Die Sache mit dem deutschen Schlager hat sich erledigt. In Zeiten von Mia, Juli, Rosenstolz und wie sie alle heißen ist das bis vor kurzem noch so liebenswert nostalgische Genre, in dem The Beautiful Kantine Band drei Alben und viele hundert Konzerte lang erfolgreich wilderte, ein Fall für die Mainstream-Indie-Abteilung geworden: modern, marketingtechnisch aufbereitet – und irgendwie gar nicht mehr spannend.

Und was tut die Kombo rund um die Frontmänner Herr Kantine und r.evolver, die ihre Forschungstätigkeit in Sachen Rhythmus und Melodie seit einiger Zeit mit zwei talentierten Neuzugängen – der absolut lässigen Vera Tereschkova (Bariton) und dem überaus fleißigen Ivo Monroe (Schlagwerk) – fortsetzen, in dieser besorgniserregenden Lage? Richtig: Sie kehrt zu ihren Wurzeln zurück, den roots, wie der Amerikaner sagt.

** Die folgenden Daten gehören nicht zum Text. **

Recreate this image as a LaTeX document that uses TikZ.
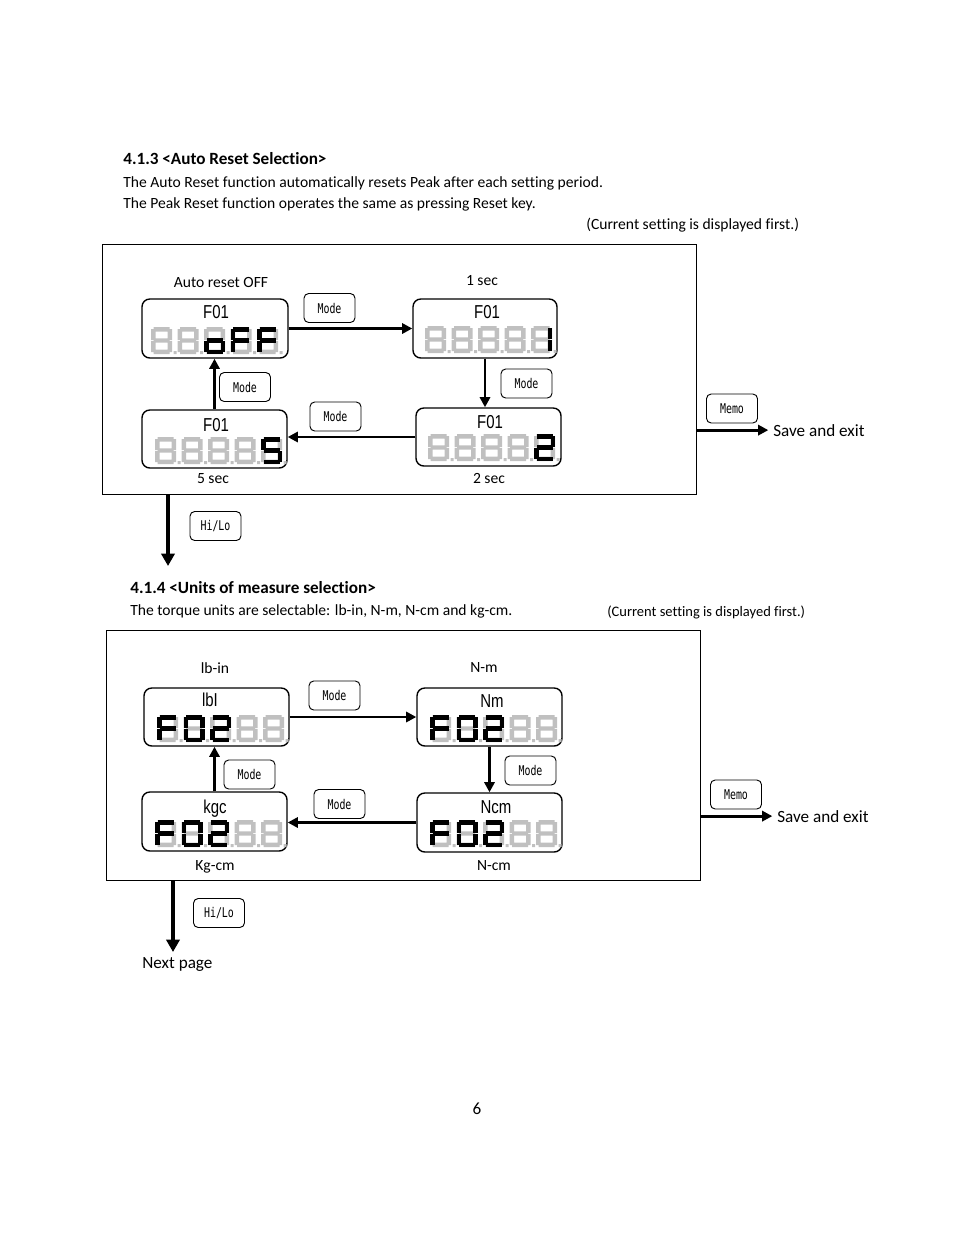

Was sich auf der neuen, vierten Platte der Band mit dem trefflichen Titel „Twist auf dem Vulkan“ abspielt, ist ein Schritt zurück vom postmillennialen Pop – und wieder einmal hin zur Pilzkopfzeit, als das Tanzvergnügen sich auch in deutschen und österreichischen Kleinstädten von der reinen Jukebox-Berieselung zum Live-Erlebnis wandelte.

Bei einem Song wie „I Wanna Be Your Man“ zum Beispiel fühlt sich der Hörer in den Hamburger „Star Club“ zurückversetzt (auch wenn er dort und damals gar nicht war, aber das stört keinen großen Geist, wie Karlsson vom Dach immer sagte …) Nicht umsonst heißt eines der auf dem Album vertretenen Lieder „Hamburg“ und spiegelt die Ära wieder, als sich jede junge Band ihre große Chance in der Hafenstadt wünschte, die das Tor zur Welt – auch jener der Beatmusik – war.

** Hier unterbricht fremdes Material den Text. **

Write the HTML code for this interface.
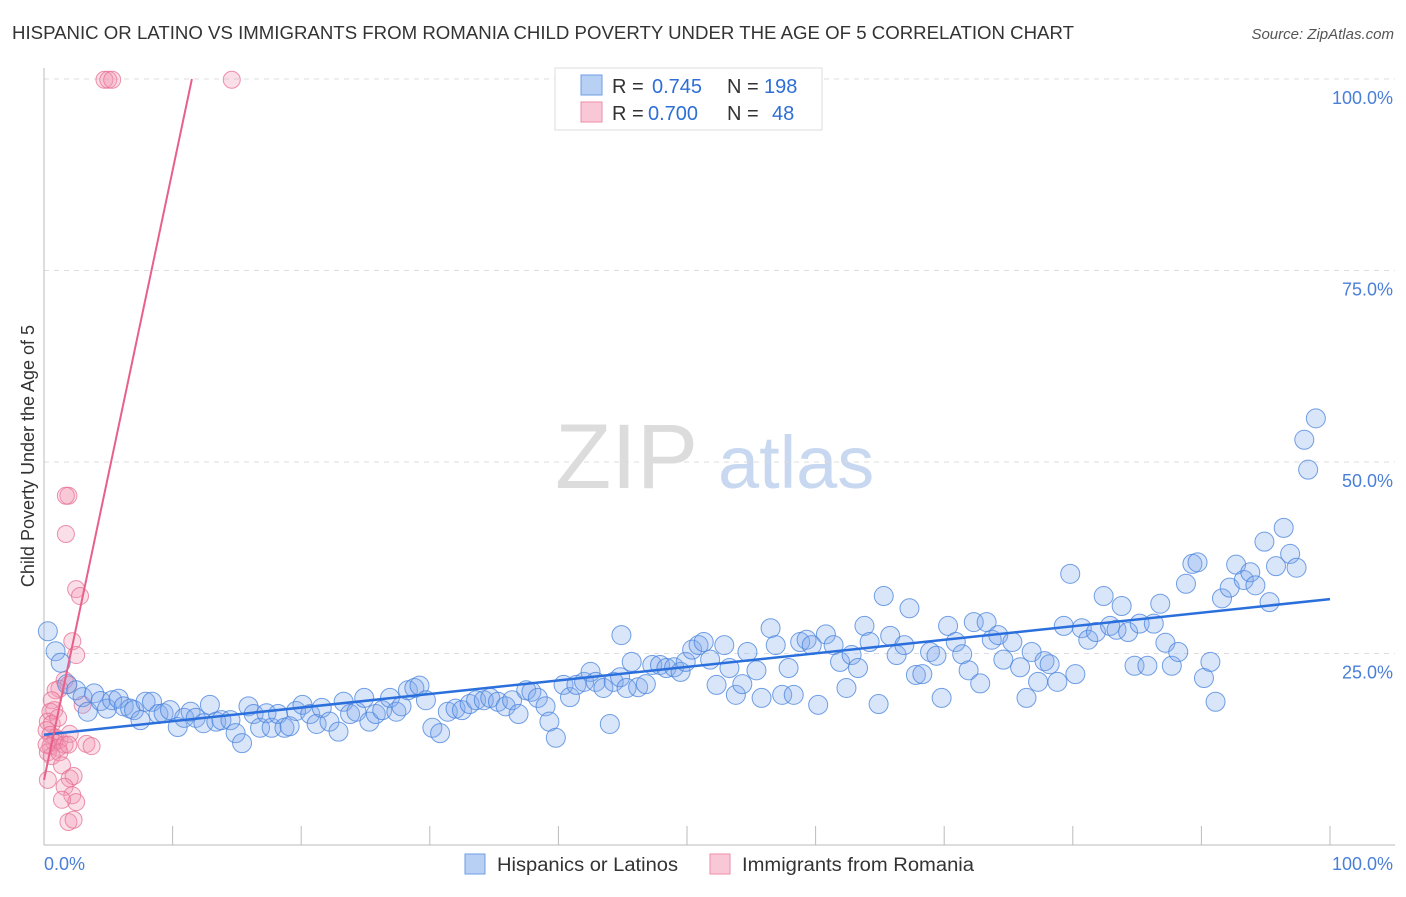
<!DOCTYPE html>
<html><head><meta charset="utf-8">
<style>
body{margin:0;background:#fff;font-family:"Liberation Sans",sans-serif;}
svg text{font-family:"Liberation Sans",sans-serif;}
</style></head>
<body>
<svg id="chart" width="1406" height="892" xmlns="http://www.w3.org/2000/svg">
<text x="12" y="39" font-size="18" fill="#333" textLength="1062" lengthAdjust="spacingAndGlyphs">HISPANIC OR LATINO VS IMMIGRANTS FROM ROMANIA CHILD POVERTY UNDER THE AGE OF 5 CORRELATION CHART</text>
<text x="1394" y="39" font-size="15" fill="#555" font-style="italic" text-anchor="end">Source: ZipAtlas.com</text>
<g>
<text x="555" y="488" font-size="92" fill="#dcdcdc" font-family="Liberation Serif, serif">ZIP</text>
<text x="718" y="488" font-size="74" fill="#c8d8f0">atlas</text>
</g>
<g id="grid"></g>
<g id="axes"></g>
<g id="pts"></g>
<g id="lines"></g>
<text transform="translate(34,456) rotate(-90)" font-size="18" fill="#333" text-anchor="middle">Child Poverty Under the Age of 5</text>
<g>
<rect x="555" y="68" width="267" height="62" fill="#fff" stroke="#ddd"/>
<rect x="581" y="75" width="21" height="20" fill="#b8d0f4" stroke="#6e9ee6"/>
<rect x="581" y="102" width="21" height="20" fill="#f9c8d6" stroke="#ee8eab"/>
<text x="612" y="93" font-size="20" fill="#333">R = </text><text x="652" y="93" font-size="20" fill="#2d6fd6">0.745</text>
<text x="727" y="93" font-size="20" fill="#333">N = </text><text x="764" y="93" font-size="20" fill="#2d6fd6">198</text>
<text x="612" y="120" font-size="20" fill="#333">R = </text><text x="648" y="120" font-size="20" fill="#2d6fd6">0.700</text>
<text x="727" y="120" font-size="20" fill="#333">N = </text><text x="772" y="120" font-size="20" fill="#2d6fd6">48</text>
</g>
<g>
<rect x="465" y="854" width="20" height="20" fill="#b8d0f4" stroke="#6e9ee6"/>
<text x="497" y="871" font-size="19" fill="#333" textLength="181" lengthAdjust="spacingAndGlyphs">Hispanics or Latinos</text>
<rect x="710" y="854" width="20" height="20" fill="#f9c8d6" stroke="#ee8eab"/>
<text x="742" y="871" font-size="19" fill="#333" textLength="232" lengthAdjust="spacingAndGlyphs">Immigrants from Romania</text>
</g>
</svg>
<script>
const yTicks=[25,50,75,100];
const yTickLabels=["25.0%","50.0%","75.0%","100.0%"];
const xTicks=[0,10,20,30,40,50,60,70,80,90,100];
const blueX=[0.3,0.9,1.3,1.8,2.5,3.0,3.4,3.9,4.4,4.9,5.3,5.8,6.2,6.7,7.0,7.5,7.9,8.4,8.9,9.3,9.8,10.4,10.9,11.4,11.8,12.4,12.9,13.4,13.8,14.5,14.9,15.4,15.9,16.3,16.8,17.3,17.7,18.2,18.7,19.1,19.6,20.1,20.7,21.2,21.6,22.2,22.9,23.3,23.8,24.3,24.9,25.3,25.8,26.3,26.9,27.4,27.8,28.3,28.8,29.2,29.7,30.2,30.8,31.4,32.0,32.5,33.1,33.6,34.2,34.7,35.3,35.9,36.4,36.9,37.5,37.9,38.4,39.0,39.3,39.8,40.4,40.9,41.4,42.0,42.5,42.9,43.5,44.0,44.3,44.8,45.3,45.7,44.9,46.2,46.8,47.3,47.9,48.4,49.0,49.5,49.9,50.4,50.9,51.3,51.8,52.3,52.9,53.3,53.8,54.3,54.7,55.4,55.8,56.5,56.9,57.4,57.9,58.3,58.8,59.3,59.7,60.2,60.8,61.4,61.9,62.4,62.8,63.3,63.8,64.2,64.9,65.3,65.8,66.3,66.9,67.3,67.8,68.3,68.9,69.4,69.8,70.3,70.9,71.4,71.9,72.3,72.8,73.3,73.7,74.2,74.6,75.3,75.9,76.4,76.8,77.3,77.8,78.2,78.8,79.3,79.8,80.2,80.7,81.2,81.8,82.4,82.9,83.4,83.8,84.3,84.8,85.2,85.8,86.3,86.8,87.2,87.7,88.2,88.8,89.3,89.7,90.2,90.7,91.1,91.6,92.2,92.7,93.3,93.8,94.2,94.9,95.3,95.8,96.4,96.9,97.4,98.0,98.3,98.9];
const blueY=[27.9,25.3,23.8,21.0,20.2,19.3,17.4,19.8,18.8,17.8,18.9,19.1,18.1,17.8,17.6,16.3,18.7,18.7,17.1,17.2,17.6,15.4,16.6,17.4,16.6,15.9,18.3,16.1,16.3,16.3,14.6,13.3,18.1,17.1,15.3,17.2,15.3,17.1,15.3,15.5,17.5,18.3,17.1,15.8,17.9,16.1,14.8,18.7,17.1,17.4,19.2,16.1,17.1,17.6,19.2,17.4,18.1,20.2,20.5,20.8,18.9,15.3,14.6,17.4,17.8,17.6,18.4,18.9,18.9,19.2,18.7,18.1,18.9,17.1,20.2,20.0,19.2,18.1,16.1,14.0,20.9,19.3,20.9,21.3,22.6,21.3,20.5,15.8,21.3,21.9,20.5,23.9,27.4,20.6,21.0,23.5,23.5,23.1,23.2,22.6,23.9,25.5,26.1,26.5,24.2,20.9,26.1,23.1,19.6,21.0,25.2,22.8,19.2,28.3,26.1,19.6,23.1,19.6,26.5,26.8,26.1,18.3,27.5,26.1,23.9,20.5,24.8,23.1,28.6,26.5,18.4,32.5,27.3,24.8,26.1,30.9,22.2,22.3,25.2,24.7,19.2,28.6,26.5,24.9,22.8,29.1,21.1,29.1,26.8,27.4,24.2,26.5,23.2,19.2,25.2,21.3,24.0,23.6,21.3,28.6,35.4,22.3,28.3,26.8,27.8,32.5,28.6,28.1,31.2,27.8,23.4,28.9,23.4,28.9,31.5,26.4,23.4,25.2,34.1,36.7,36.9,21.8,23.9,18.7,32.2,33.6,36.6,34.6,35.6,33.9,39.6,31.7,36.4,41.4,38.0,36.2,52.9,49.0,55.7];
const pinkX=[4.7,5.0,5.3,14.6,1.9,1.7,1.7,2.5,2.8,2.2,2.5,1.6,1.9,1.2,0.9,0.6,0.5,0.8,0.3,0.6,0.2,0.5,0.9,1.2,0.8,0.5,1.1,1.6,0.3,0.6,1.2,2.0,1.9,3.3,3.7,1.4,2.0,2.3,1.6,2.2,2.5,1.4,1.9,2.3,0.3,1.1,3.0,0.2];
const pinkY=[99.9,99.9,99.9,99.9,45.6,45.6,40.6,33.4,32.5,26.6,24.8,21.5,20.9,20.4,20.2,18.9,17.4,17.6,16.1,15.8,15.0,14.4,14.0,13.7,13.4,12.9,12.7,13.1,12.1,11.6,12.1,14.5,13.1,13.2,12.9,10.4,8.7,9.0,7.6,6.5,5.6,5.9,3.0,3.3,8.5,16.6,18.3,13.1];
const blueFit=[14.4,32.1];   // y at x=0, y at x=100
const pinkFit=[8.5,11.5];    // y at x=0, x where y=100
const NS="http://www.w3.org/2000/svg";
const X0=44,X1=1330,Y0=845,Y100=79;
const sx=v=>X0+(X1-X0)*v/100;
const sy=v=>Y0-(Y0-Y100)*v/100;
function mk(tag,attrs,parent){const e=document.createElementNS(NS,tag);for(const k in attrs)e.setAttribute(k,attrs[k]);parent.appendChild(e);return e;}
const grid=document.getElementById('grid'),axes=document.getElementById('axes'),pts=document.getElementById('pts'),lines=document.getElementById('lines');
yTicks.forEach((t,i)=>{
 const l=mk('line',{x1:X0,x2:1395,y1:sy(t),y2:sy(t),stroke:'#ddd','stroke-dasharray':'5,5'},grid);
 
 
 const tx=mk('text',{x:1393,y:sy(t)+25,'font-size':18,fill:'#4a7fd8','text-anchor':'end'},grid);
 tx.textContent=yTickLabels[i];
 
 
});
const ya=mk('line',{x1:X0,x2:X0,y1:68,y2:Y0,stroke:'#bbb'},axes);


const xa=mk('line',{x1:X0,x2:1395,y1:Y0,y2:Y0,stroke:'#bbb'},axes);


xTicks.slice(1).forEach(t=>{
 const l=mk('line',{x1:sx(t),x2:sx(t),y1:826,y2:Y0,stroke:'#bbb'},axes);
 
 
});
const xl0=mk('text',{x:44,y:870,'font-size':18,fill:'#4a7fd8'},axes);xl0.textContent='0.0%';


const xl1=mk('text',{x:1393,y:870,'font-size':18,fill:'#4a7fd8','text-anchor':'end'},axes);xl1.textContent='100.0%';


pinkX.forEach((v,i)=>{
 const c=mk('circle',{cx:sx(v),cy:sy(pinkY[i]),r:8.5,fill:'rgba(243,150,178,0.3)',stroke:'rgba(230,110,145,0.75)','stroke-width':1},pts);
 
 
});
blueX.forEach((v,i)=>{
 const c=mk('circle',{cx:sx(v),cy:sy(blueY[i]),r:9.5,fill:'rgba(130,170,235,0.3)',stroke:'rgba(70,130,220,0.75)','stroke-width':1},pts);
 
 
});
const bl=mk('line',{x1:sx(0),y1:sy(blueFit[0]),x2:sx(100),y2:sy(blueFit[1]),stroke:'#2a6fdb','stroke-width':2.5},lines);


const pl=mk('line',{x1:sx(0),y1:sy(pinkFit[0]),x2:sx(pinkFit[1]),y2:sy(100),stroke:'#e8608a','stroke-width':2},lines);


</script>
</body></html>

Also: Wir schreiben Anfang der 60er Jahre, eine Zeit, als die Haare noch nicht die Gehirne zuwucherten. Damals erobern nicht nur die Beatles die Welt und die guten alten Röhrenradios, sondern in ihrem Gefolge auch die vielen deutschen Beat-Kapellen, die in der Nachfolge der Fab Four die Verstärker anwerfen und auf die Bühnen ihres geteilten Landes steigen. Den Unterschied zum Original hört man damals wie heute – zum Beispiel eben bei der Kantine Band – schon daran, daß aus dem englischen „baby“ unweigerlich ein „bebe“ wird. Und das klingt dann doch ziemlich anders und sehr, sehr charmant …

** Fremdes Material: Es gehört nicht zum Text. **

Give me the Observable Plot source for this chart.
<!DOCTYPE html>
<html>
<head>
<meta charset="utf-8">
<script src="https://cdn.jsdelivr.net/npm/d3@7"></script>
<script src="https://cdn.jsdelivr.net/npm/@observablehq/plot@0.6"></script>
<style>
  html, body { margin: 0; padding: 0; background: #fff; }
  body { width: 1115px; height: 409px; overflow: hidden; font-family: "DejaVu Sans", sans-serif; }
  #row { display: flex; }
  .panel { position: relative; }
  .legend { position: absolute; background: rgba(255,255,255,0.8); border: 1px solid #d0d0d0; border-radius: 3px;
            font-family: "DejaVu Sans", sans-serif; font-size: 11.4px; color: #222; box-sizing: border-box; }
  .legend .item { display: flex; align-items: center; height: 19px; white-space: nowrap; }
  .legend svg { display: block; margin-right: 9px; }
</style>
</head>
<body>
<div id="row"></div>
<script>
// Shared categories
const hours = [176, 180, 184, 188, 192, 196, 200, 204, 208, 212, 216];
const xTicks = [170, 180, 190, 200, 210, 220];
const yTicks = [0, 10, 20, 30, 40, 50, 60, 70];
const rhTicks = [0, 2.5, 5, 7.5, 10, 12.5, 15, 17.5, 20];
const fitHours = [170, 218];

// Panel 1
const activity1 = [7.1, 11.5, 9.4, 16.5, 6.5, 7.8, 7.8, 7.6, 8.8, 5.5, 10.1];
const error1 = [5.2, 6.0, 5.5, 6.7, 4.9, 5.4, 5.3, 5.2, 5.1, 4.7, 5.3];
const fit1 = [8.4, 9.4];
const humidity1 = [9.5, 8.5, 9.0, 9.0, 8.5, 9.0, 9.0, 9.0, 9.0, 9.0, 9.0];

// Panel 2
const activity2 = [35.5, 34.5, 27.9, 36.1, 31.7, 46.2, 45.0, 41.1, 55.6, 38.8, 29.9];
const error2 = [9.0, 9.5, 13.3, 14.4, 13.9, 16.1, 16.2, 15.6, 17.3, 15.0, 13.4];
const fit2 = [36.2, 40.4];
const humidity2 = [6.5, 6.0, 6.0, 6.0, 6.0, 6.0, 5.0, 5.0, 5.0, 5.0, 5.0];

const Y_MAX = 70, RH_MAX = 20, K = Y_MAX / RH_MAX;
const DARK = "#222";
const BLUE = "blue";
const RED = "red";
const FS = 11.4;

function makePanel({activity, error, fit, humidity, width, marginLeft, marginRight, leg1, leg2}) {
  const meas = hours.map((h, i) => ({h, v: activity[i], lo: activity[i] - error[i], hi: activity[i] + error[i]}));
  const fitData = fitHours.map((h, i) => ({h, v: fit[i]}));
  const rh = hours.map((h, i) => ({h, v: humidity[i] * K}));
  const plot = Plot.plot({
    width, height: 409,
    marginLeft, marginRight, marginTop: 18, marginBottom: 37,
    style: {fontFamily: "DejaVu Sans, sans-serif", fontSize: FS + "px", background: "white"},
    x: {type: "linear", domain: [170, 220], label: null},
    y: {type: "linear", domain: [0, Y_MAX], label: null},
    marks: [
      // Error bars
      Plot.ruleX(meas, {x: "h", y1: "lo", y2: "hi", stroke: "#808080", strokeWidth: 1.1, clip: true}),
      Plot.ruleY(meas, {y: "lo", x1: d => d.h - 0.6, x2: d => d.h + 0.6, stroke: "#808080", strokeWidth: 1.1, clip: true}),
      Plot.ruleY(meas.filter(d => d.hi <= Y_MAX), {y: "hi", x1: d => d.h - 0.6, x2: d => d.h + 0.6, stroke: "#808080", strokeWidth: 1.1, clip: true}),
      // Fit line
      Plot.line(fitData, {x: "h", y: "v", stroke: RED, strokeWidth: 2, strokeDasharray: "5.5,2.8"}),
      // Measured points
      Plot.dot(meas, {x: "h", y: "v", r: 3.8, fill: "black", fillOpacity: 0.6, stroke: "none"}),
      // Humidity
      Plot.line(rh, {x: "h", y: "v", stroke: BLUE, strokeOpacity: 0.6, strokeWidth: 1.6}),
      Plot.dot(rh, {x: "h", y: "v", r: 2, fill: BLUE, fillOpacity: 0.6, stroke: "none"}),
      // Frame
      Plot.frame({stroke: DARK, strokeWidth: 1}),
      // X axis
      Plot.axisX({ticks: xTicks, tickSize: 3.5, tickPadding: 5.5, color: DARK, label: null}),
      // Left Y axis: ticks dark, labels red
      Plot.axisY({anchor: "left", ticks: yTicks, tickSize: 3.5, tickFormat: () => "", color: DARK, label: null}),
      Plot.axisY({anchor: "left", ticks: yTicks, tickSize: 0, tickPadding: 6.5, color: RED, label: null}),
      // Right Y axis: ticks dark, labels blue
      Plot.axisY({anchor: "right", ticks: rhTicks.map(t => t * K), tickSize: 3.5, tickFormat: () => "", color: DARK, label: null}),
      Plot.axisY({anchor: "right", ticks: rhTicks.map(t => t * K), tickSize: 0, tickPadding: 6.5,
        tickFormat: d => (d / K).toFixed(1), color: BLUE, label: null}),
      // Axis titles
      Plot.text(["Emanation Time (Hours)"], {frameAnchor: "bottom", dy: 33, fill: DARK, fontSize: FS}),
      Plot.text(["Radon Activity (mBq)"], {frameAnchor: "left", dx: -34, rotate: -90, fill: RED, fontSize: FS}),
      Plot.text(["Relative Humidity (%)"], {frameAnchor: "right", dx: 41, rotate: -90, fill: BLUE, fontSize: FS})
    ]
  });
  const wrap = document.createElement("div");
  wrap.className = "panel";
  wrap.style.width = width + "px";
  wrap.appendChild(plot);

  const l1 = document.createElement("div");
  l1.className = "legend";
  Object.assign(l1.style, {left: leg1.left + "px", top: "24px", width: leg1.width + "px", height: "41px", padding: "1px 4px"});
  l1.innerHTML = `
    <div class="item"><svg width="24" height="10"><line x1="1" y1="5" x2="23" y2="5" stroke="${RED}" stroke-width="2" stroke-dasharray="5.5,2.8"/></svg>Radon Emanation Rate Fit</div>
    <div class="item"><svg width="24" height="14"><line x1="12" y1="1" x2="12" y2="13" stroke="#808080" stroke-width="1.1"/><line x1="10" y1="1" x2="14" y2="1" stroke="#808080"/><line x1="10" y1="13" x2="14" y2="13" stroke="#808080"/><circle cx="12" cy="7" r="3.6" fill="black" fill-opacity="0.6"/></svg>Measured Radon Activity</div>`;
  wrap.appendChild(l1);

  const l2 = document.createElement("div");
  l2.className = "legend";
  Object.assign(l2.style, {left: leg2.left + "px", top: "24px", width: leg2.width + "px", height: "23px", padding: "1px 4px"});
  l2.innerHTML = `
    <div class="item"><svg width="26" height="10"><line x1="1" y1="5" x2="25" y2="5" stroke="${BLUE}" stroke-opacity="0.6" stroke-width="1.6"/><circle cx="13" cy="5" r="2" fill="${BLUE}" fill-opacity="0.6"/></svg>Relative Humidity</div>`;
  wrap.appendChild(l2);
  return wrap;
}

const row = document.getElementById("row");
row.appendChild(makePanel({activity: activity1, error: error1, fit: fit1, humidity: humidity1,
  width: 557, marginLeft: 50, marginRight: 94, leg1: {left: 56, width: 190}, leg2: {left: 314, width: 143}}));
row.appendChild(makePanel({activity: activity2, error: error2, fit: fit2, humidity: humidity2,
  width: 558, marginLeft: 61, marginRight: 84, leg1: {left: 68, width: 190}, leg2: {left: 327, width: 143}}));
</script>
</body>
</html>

Doch die Beautiful Kantine Band beschränkt sich nicht etwa auf pure Retro-Bedürfnisbefriedigung, sondern lässt mit ebenso viel Sachverstand wie Spielfreude in den guten alten Beat (beispielsweise in den äußerst gelungenen Coverversionen von „Raw Hide“ oder „Batman Theme“) auch die letzten 40, 50 Jahre Pop- und Rockgeschichte einfließen. Man nehme nur den eingangs zitierten Song „Genug von Dir“, in dem die fröhliche Tanzboden-Naivität der Bambis eine gelungene Verbindung mit der Punk-Attitüde der Ramones eingeht. Überhaupt werden bei diesem vulkanischen Twist nicht nur kitschige „Boy meets girl“-Sentenzen oder unglückliche Liebesgeschichten zelebriert, wie man das aus der Popmusik bis zum Überdruss kennt. Die Kantine-Musiker und -innen wissen, wie sich das Beziehungsleben abspielt, wie schwer man es mit dem sogenannten Lebensabschnittspartner haben kann. Und so ist es auch kein Wunder, dass Herr Kantine einmal so herzergreifend singt: „Wenn ich im Bett lieg’ neben dir – und wein’ …“

Ja, das Leben kann so traurig sein. Wissen wir doch alles. Doch wenn die Gitarren, der Bariton, das Schlagzeug und die Stimmen erklingen, wenn das Tanzbein in Bewegung kommt, dann ist es Zeit für einen Abend (oder eine CD lang) Eskapismus. Und genauso klingt „Twist auf dem Vulkan“ auch, obwohl das Cover der Platte ganz in Grau, Schwarz und Weiß daherkommt, wie auch die Bühnenkostüme der Beautiful Kantine Band. Damals war die Welt eben noch nicht in Farbe, weil sich sowas kein Mensch leisten konnte. Aber sie funktionierte trotzdem ganz gut. So wie diese Platte eben.